__Material provided__
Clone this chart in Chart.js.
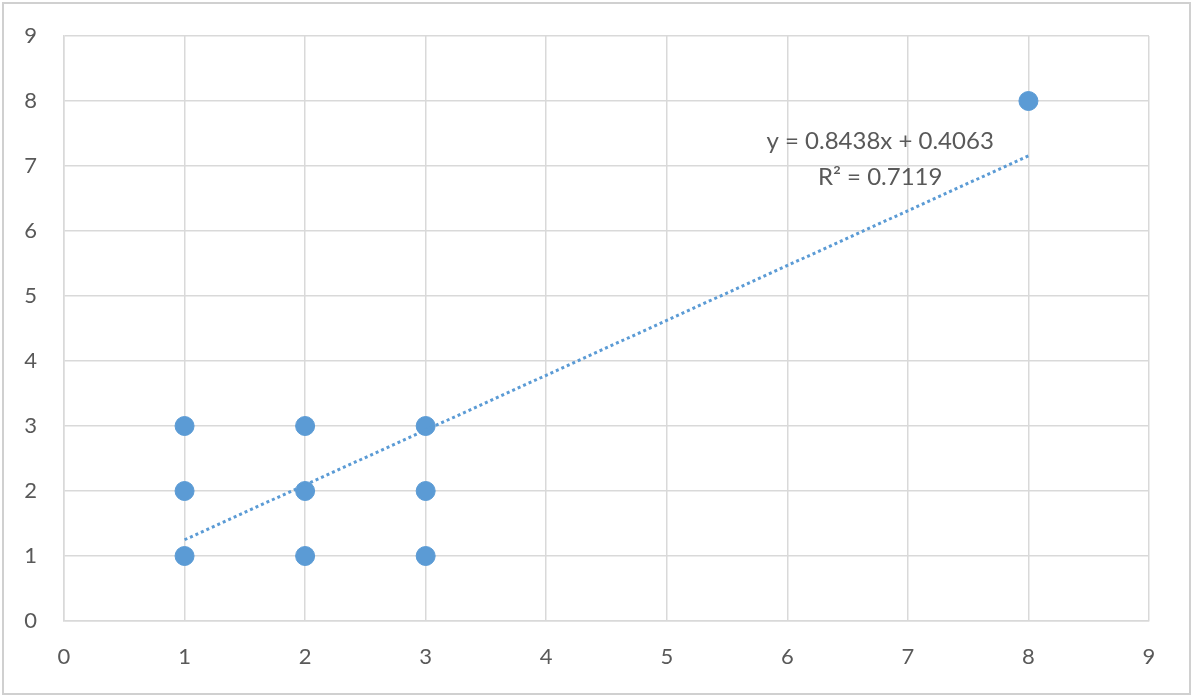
<!DOCTYPE html>
<html>
<head>
<meta charset="utf-8">
<script src="https://cdn.jsdelivr.net/npm/chart.js@4/dist/chart.umd.min.js"></script>
<style>
  html, body { margin: 0; padding: 0; background: #fff; }
  #wrap { width: 1195px; height: 700px; position: relative; }
</style>
</head>
<body>
<div id="wrap"><canvas id="myChart"></canvas></div>
<script>
// scatter points
const xValues = [1, 1, 1, 2, 2, 2, 3, 3, 3, 8];
const yValues = [1, 2, 3, 1, 2, 3, 1, 2, 3, 8];
const axisTicks = [0, 1, 2, 3, 4, 5, 6, 7, 8, 9];
const equationText = "y = 0.8438x + 0.4063";
const rSquaredText = "R\u00b2 = 0.7119";

const blue = "#5B9BD5";
const gridGray = "#d9d9d9";
const textGray = "#595959";

// linear trendline (least squares) from the points
function fitLine(xs, ys) {
  const n = xs.length;
  const mx = xs.reduce((a, b) => a + b, 0) / n;
  const my = ys.reduce((a, b) => a + b, 0) / n;
  let sxy = 0, sxx = 0;
  for (let i = 0; i < n; i++) {
    sxy += (xs[i] - mx) * (ys[i] - my);
    sxx += (xs[i] - mx) * (xs[i] - mx);
  }
  const slope = sxy / sxx;
  return { slope, intercept: my - slope * mx };
}

const fit = fitLine(xValues, yValues);
const xMin = Math.min(...xValues);
const xMax = Math.max(...xValues);
const trendPoints = [xMin, xMax].map((x) => ({ x: x, y: fit.slope * x + fit.intercept }));

// outer frame + equation label
const extras = {
  id: "extras",
  afterDraw(chart) {
    const ctx = chart.ctx;
    const xs = chart.scales.x;
    const ys = chart.scales.y;
    ctx.save();
    ctx.strokeStyle = "#d0d0d0";
    ctx.lineWidth = 2;
    ctx.strokeRect(3, 3, 1187, 691);

    ctx.fillStyle = textGray;
    ctx.font = "24px Lato, 'Liberation Sans', sans-serif";
    ctx.textAlign = "center";
    ctx.textBaseline = "middle";
    const cx = xs.getPixelForValue(6.77);
    ctx.fillText(equationText, cx, ys.getPixelForValue(7.38));
    ctx.fillText(rSquaredText, cx, ys.getPixelForValue(6.83));
    ctx.restore();
  },
};

const ctx = document.getElementById("myChart").getContext("2d");

new Chart(ctx, {
  type: "scatter",
  data: {
    datasets: [
      {
        type: "line",
        label: "Linear trend",
        data: trendPoints,
        borderColor: blue,
        borderWidth: 3,
        borderDash: [3, 3],
        pointRadius: 0,
        fill: false,
        order: 0,
      },
      {
        label: "Data",
        data: xValues.map((x, i) => ({ x: x, y: yValues[i] })),
        backgroundColor: blue,
        borderColor: blue,
        pointRadius: 9.5,
        pointHoverRadius: 9.5,
        order: 1,
      },
    ],
  },
  options: {
    responsive: true,
    maintainAspectRatio: false,
    animation: false,
    layout: { padding: { top: 36, right: 46, left: 0, bottom: 0 } },
    plugins: {
      legend: { display: false },
      tooltip: { enabled: false },
    },
    scales: {
      x: {
        type: "linear",
        min: 0,
        max: 9,
        afterBuildTicks: (axis) => { axis.ticks = axisTicks.map((v) => ({ value: v })); },
        afterFit: (axis) => {
          axis.height = 79;
          axis.paddingLeft = 0;
          axis.paddingRight = 0;
        },
        grid: { color: gridGray, lineWidth: 1.5, drawTicks: false },
        border: { color: gridGray, width: 1.5 },
        ticks: {
          color: textGray,
          padding: 23,
          font: { family: "Lato, 'Liberation Sans', sans-serif", size: 22 },
        },
      },
      y: {
        type: "linear",
        min: 0,
        max: 9,
        afterBuildTicks: (axis) => { axis.ticks = axisTicks.map((v) => ({ value: v })); },
        afterFit: (axis) => {
          axis.width = 64;
          axis.paddingTop = 0;
          axis.paddingBottom = 0;
        },
        grid: { color: gridGray, lineWidth: 1.5, drawTicks: false },
        border: { color: gridGray, width: 1.5 },
        ticks: {
          color: textGray,
          padding: 27,
          font: { family: "Lato, 'Liberation Sans', sans-serif", size: 22 },
        },
      },
    },
  },
  plugins: [extras],
});
</script>
</body>
</html>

__Exercise__
All the material shown above is to be copied exactly, with no pictures carried over.

__Answer to this exercise__
Clone this chart in Chart.js.
<!DOCTYPE html>
<html>
<head>
<meta charset="utf-8">
<script src="https://cdn.jsdelivr.net/npm/chart.js@4/dist/chart.umd.min.js"></script>
<style>
  html, body { margin: 0; padding: 0; background: #fff; }
  #wrap { width: 1195px; height: 700px; position: relative; }
</style>
</head>
<body>
<div id="wrap"><canvas id="myChart"></canvas></div>
<script>
// scatter points
const xValues = [1, 1, 1, 2, 2, 2, 3, 3, 3, 8];
const yValues = [1, 2, 3, 1, 2, 3, 1, 2, 3, 8];
const axisTicks = [0, 1, 2, 3, 4, 5, 6, 7, 8, 9];
const equationText = "y = 0.8438x + 0.4063";
const rSquaredText = "R\u00b2 = 0.7119";

const blue = "#5B9BD5";
const gridGray = "#d9d9d9";
const textGray = "#595959";

// linear trendline (least squares) from the points
function fitLine(xs, ys) {
  const n = xs.length;
  const mx = xs.reduce((a, b) => a + b, 0) / n;
  const my = ys.reduce((a, b) => a + b, 0) / n;
  let sxy = 0, sxx = 0;
  for (let i = 0; i < n; i++) {
    sxy += (xs[i] - mx) * (ys[i] - my);
    sxx += (xs[i] - mx) * (xs[i] - mx);
  }
  const slope = sxy / sxx;
  return { slope, intercept: my - slope * mx };
}

const fit = fitLine(xValues, yValues);
const xMin = Math.min(...xValues);
const xMax = Math.max(...xValues);
const trendPoints = [xMin, xMax].map((x) => ({ x: x, y: fit.slope * x + fit.intercept }));

// outer frame + equation label
const extras = {
  id: "extras",
  afterDraw(chart) {
    const ctx = chart.ctx;
    const xs = chart.scales.x;
    const ys = chart.scales.y;
    ctx.save();
    ctx.strokeStyle = "#d0d0d0";
    ctx.lineWidth = 2;
    ctx.strokeRect(3, 3, 1187, 691);

    ctx.fillStyle = textGray;
    ctx.font = "24px Lato, 'Liberation Sans', sans-serif";
    ctx.textAlign = "center";
    ctx.textBaseline = "middle";
    const cx = xs.getPixelForValue(6.77);
    ctx.fillText(equationText, cx, ys.getPixelForValue(7.38));
    ctx.fillText(rSquaredText, cx, ys.getPixelForValue(6.83));
    ctx.restore();
  },
};

const ctx = document.getElementById("myChart").getContext("2d");

new Chart(ctx, {
  type: "scatter",
  data: {
    datasets: [
      {
        type: "line",
        label: "Linear trend",
        data: trendPoints,
        borderColor: blue,
        borderWidth: 3,
        borderDash: [3, 3],
        pointRadius: 0,
        fill: false,
        order: 0,
      },
      {
        label: "Data",
        data: xValues.map((x, i) => ({ x: x, y: yValues[i] })),
        backgroundColor: blue,
        borderColor: blue,
        pointRadius: 9.5,
        pointHoverRadius: 9.5,
        order: 1,
      },
    ],
  },
  options: {
    responsive: true,
    maintainAspectRatio: false,
    animation: false,
    layout: { padding: { top: 36, right: 46, left: 0, bottom: 0 } },
    plugins: {
      legend: { display: false },
      tooltip: { enabled: false },
    },
    scales: {
      x: {
        type: "linear",
        min: 0,
        max: 9,
        afterBuildTicks: (axis) => { axis.ticks = axisTicks.map((v) => ({ value: v })); },
        afterFit: (axis) => {
          axis.height = 79;
          axis.paddingLeft = 0;
          axis.paddingRight = 0;
        },
        grid: { color: gridGray, lineWidth: 1.5, drawTicks: false },
        border: { color: gridGray, width: 1.5 },
        ticks: {
          color: textGray,
          padding: 23,
          font: { family: "Lato, 'Liberation Sans', sans-serif", size: 22 },
        },
      },
      y: {
        type: "linear",
        min: 0,
        max: 9,
        afterBuildTicks: (axis) => { axis.ticks = axisTicks.map((v) => ({ value: v })); },
        afterFit: (axis) => {
          axis.width = 64;
          axis.paddingTop = 0;
          axis.paddingBottom = 0;
        },
        grid: { color: gridGray, lineWidth: 1.5, drawTicks: false },
        border: { color: gridGray, width: 1.5 },
        ticks: {
          color: textGray,
          padding: 27,
          font: { family: "Lato, 'Liberation Sans', sans-serif", size: 22 },
        },
      },
    },
  },
  plugins: [extras],
});
</script>
</body>
</html>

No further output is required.